▸ **WORK TO COMPLETE**:
Among the lines of the listing below, retype exactly those from the one containing "Convert this chart to Plotly code." through the one containing "return 1 - (y - TOP_OFF) / SPAN", both included. Do not include pictures.

▸ **MATERIAL PROVIDED**:
____________
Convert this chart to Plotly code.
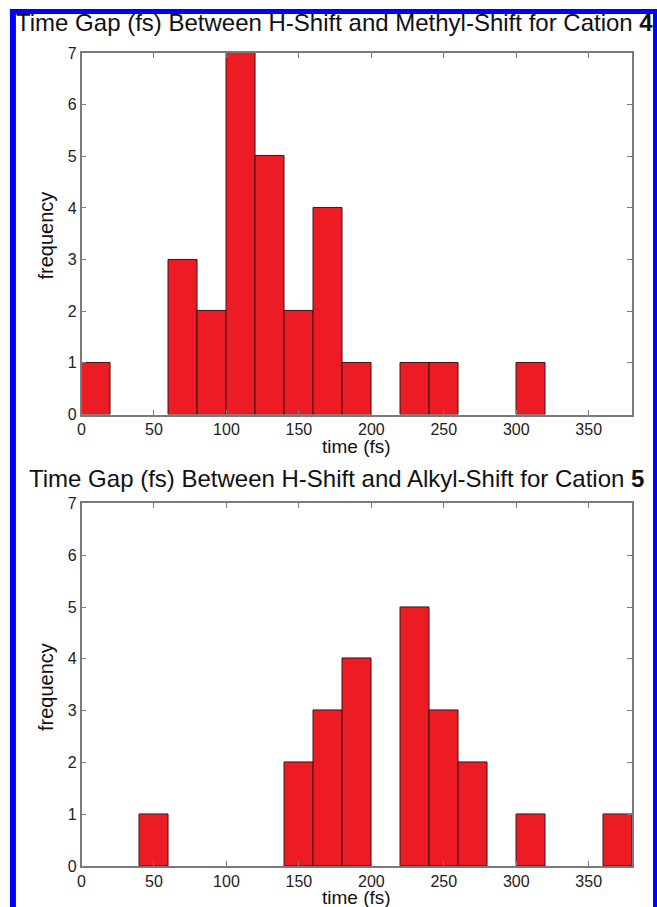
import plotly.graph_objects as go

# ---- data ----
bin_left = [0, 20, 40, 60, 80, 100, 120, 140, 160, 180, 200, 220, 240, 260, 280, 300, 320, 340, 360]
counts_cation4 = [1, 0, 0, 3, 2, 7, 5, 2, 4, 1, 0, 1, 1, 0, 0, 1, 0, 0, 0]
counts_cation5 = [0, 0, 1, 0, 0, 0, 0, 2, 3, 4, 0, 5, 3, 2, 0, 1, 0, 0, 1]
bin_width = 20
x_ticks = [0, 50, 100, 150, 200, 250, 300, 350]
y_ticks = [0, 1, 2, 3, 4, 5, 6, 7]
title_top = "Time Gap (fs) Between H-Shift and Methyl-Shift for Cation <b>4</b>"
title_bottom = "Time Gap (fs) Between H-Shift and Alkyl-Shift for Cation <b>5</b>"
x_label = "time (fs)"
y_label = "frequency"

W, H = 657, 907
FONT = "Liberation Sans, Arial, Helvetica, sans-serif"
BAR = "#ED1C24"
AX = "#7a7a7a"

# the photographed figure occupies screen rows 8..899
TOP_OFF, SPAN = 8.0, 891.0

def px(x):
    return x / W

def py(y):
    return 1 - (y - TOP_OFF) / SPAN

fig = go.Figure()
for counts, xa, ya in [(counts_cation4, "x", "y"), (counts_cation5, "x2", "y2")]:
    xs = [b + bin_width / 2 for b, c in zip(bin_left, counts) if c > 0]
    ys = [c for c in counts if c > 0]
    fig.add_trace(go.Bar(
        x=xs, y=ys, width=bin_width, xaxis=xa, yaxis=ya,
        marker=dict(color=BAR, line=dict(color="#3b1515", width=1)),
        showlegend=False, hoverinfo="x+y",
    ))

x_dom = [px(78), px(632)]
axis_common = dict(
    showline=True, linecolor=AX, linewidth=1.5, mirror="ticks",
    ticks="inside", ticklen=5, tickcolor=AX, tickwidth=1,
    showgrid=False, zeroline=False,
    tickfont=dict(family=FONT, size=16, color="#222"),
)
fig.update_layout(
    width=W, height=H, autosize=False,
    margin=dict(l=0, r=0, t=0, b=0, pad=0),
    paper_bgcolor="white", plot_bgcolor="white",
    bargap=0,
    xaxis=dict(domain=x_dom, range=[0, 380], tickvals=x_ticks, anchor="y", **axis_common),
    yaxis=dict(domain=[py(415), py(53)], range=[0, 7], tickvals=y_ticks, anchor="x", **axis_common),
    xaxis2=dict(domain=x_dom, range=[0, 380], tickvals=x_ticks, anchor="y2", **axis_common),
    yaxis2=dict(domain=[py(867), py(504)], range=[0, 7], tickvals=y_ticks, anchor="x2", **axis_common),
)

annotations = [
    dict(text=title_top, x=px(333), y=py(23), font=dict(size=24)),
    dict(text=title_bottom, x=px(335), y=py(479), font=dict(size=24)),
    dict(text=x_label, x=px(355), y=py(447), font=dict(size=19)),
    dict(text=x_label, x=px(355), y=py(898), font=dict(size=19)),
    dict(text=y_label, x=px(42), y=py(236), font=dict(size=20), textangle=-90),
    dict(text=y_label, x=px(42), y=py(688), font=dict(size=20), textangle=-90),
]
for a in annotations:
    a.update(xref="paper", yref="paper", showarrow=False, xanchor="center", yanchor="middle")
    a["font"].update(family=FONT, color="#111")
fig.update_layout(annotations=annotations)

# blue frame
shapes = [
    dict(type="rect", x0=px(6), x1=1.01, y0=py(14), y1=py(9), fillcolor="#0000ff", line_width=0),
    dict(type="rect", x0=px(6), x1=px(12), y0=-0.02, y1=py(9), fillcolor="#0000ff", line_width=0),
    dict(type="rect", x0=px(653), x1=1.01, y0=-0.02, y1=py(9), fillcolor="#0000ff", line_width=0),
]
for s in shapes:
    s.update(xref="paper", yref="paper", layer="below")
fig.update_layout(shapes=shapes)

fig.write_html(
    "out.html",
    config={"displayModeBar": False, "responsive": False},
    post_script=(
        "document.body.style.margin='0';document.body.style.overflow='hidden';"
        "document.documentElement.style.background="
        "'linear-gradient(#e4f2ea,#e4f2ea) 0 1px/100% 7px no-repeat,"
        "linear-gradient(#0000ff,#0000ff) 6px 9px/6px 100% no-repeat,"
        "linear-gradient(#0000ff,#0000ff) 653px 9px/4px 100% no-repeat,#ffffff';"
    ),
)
____________
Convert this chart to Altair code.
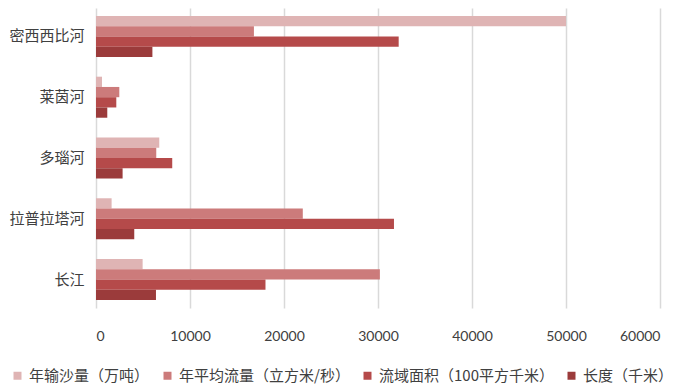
____________
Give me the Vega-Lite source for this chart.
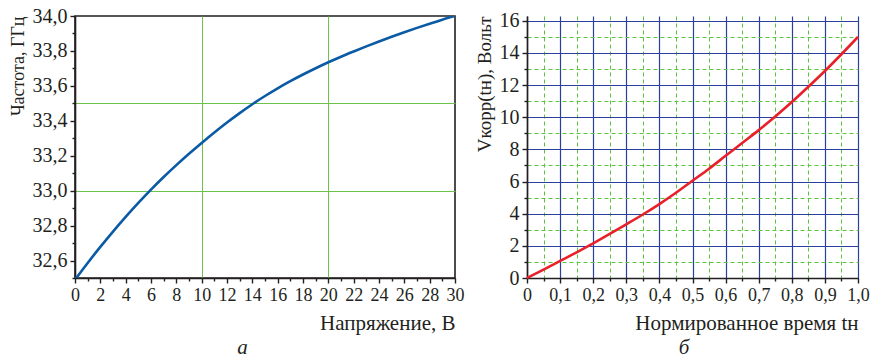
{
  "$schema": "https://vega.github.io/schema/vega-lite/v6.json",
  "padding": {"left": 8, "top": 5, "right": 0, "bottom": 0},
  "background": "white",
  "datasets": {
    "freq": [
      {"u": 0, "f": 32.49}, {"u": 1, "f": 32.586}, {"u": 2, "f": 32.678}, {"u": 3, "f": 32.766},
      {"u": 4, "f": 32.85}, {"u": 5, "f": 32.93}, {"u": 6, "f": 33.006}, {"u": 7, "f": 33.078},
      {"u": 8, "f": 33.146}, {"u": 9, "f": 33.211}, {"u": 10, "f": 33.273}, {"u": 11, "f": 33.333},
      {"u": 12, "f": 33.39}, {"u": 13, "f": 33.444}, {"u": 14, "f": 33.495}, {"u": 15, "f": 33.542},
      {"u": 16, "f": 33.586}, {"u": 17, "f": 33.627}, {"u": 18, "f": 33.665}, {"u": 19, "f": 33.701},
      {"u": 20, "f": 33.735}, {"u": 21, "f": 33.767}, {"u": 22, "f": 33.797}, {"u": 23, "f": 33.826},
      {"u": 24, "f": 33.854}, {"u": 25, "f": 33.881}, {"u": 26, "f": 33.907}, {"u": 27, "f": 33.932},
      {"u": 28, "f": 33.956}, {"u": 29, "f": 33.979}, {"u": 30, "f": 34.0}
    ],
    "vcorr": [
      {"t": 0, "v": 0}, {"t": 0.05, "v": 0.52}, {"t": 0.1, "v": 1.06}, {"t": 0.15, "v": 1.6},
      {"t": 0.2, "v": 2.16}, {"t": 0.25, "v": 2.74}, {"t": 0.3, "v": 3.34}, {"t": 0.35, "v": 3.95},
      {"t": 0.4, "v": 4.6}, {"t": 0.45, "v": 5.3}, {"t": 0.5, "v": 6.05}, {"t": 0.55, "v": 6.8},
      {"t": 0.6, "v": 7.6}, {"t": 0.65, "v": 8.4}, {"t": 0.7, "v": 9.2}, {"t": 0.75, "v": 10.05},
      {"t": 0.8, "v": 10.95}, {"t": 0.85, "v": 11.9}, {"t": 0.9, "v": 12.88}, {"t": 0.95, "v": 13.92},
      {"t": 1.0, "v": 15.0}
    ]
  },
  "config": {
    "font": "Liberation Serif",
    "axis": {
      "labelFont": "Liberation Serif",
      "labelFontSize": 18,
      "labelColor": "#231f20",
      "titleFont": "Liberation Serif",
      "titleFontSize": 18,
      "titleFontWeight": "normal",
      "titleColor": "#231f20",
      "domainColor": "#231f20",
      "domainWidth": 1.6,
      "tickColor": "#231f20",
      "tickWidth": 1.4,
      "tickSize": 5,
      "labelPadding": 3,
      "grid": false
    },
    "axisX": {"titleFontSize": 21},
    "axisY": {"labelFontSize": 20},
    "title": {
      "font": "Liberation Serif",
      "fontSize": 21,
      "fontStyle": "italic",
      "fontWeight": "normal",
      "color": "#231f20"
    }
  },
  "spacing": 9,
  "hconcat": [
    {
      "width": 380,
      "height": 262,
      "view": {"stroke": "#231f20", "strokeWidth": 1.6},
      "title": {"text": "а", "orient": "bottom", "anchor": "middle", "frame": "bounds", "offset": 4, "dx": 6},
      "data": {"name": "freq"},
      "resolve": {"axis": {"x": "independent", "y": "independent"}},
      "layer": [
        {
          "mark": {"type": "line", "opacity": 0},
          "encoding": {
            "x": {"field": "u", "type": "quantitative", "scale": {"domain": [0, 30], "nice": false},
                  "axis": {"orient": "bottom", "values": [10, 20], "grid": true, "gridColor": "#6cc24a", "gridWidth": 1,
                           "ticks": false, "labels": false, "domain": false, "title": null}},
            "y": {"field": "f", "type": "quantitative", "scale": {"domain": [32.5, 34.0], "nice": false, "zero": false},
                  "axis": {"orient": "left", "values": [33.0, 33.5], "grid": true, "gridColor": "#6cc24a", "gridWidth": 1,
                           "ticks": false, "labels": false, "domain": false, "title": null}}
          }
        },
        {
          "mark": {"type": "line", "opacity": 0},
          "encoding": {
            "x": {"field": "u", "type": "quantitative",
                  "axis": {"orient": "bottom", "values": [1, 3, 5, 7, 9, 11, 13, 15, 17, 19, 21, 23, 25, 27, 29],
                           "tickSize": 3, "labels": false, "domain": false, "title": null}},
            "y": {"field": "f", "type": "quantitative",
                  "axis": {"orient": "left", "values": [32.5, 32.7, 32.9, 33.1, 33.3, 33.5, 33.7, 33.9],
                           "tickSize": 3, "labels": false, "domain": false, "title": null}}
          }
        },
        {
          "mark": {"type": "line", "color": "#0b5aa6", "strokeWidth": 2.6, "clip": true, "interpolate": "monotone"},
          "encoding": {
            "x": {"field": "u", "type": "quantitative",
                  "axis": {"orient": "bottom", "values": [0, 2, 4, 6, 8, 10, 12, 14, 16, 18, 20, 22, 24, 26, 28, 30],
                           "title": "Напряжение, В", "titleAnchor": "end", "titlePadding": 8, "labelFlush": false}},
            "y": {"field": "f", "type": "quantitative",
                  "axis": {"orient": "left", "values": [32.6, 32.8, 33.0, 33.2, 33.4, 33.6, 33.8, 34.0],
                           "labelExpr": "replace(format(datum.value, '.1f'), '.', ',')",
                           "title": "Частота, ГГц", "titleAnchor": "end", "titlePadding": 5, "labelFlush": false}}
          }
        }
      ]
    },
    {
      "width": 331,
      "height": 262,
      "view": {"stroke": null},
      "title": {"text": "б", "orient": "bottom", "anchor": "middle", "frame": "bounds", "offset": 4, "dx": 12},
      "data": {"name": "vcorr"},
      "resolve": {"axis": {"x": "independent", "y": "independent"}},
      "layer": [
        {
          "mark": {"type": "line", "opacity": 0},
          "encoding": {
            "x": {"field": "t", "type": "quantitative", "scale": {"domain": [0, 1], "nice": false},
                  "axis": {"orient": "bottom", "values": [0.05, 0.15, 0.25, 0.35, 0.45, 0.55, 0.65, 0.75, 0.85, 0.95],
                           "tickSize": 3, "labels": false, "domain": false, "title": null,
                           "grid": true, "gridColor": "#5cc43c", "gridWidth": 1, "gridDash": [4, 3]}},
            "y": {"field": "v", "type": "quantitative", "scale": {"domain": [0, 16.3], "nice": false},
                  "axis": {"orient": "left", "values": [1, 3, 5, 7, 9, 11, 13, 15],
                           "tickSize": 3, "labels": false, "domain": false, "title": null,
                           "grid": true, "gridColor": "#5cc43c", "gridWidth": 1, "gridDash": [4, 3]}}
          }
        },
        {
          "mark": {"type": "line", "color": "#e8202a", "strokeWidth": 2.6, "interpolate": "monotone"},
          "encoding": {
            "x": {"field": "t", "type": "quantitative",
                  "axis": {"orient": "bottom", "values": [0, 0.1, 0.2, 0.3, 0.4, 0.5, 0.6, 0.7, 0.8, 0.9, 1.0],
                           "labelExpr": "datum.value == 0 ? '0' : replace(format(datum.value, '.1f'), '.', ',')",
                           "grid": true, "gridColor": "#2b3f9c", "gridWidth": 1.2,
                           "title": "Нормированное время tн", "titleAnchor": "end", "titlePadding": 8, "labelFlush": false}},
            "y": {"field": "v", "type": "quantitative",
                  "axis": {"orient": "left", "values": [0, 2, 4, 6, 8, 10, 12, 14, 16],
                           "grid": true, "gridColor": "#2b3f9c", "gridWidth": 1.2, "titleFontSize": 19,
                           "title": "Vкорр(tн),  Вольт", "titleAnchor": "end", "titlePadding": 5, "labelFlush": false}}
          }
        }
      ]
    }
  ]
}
____________
▸ **FINISHED EXERCISE**:
Convert this chart to Plotly code.
import plotly.graph_objects as go

# ---- data ----
bin_left = [0, 20, 40, 60, 80, 100, 120, 140, 160, 180, 200, 220, 240, 260, 280, 300, 320, 340, 360]
counts_cation4 = [1, 0, 0, 3, 2, 7, 5, 2, 4, 1, 0, 1, 1, 0, 0, 1, 0, 0, 0]
counts_cation5 = [0, 0, 1, 0, 0, 0, 0, 2, 3, 4, 0, 5, 3, 2, 0, 1, 0, 0, 1]
bin_width = 20
x_ticks = [0, 50, 100, 150, 200, 250, 300, 350]
y_ticks = [0, 1, 2, 3, 4, 5, 6, 7]
title_top = "Time Gap (fs) Between H-Shift and Methyl-Shift for Cation <b>4</b>"
title_bottom = "Time Gap (fs) Between H-Shift and Alkyl-Shift for Cation <b>5</b>"
x_label = "time (fs)"
y_label = "frequency"

W, H = 657, 907
FONT = "Liberation Sans, Arial, Helvetica, sans-serif"
BAR = "#ED1C24"
AX = "#7a7a7a"

# the photographed figure occupies screen rows 8..899
TOP_OFF, SPAN = 8.0, 891.0

def px(x):
    return x / W

def py(y):
    return 1 - (y - TOP_OFF) / SPAN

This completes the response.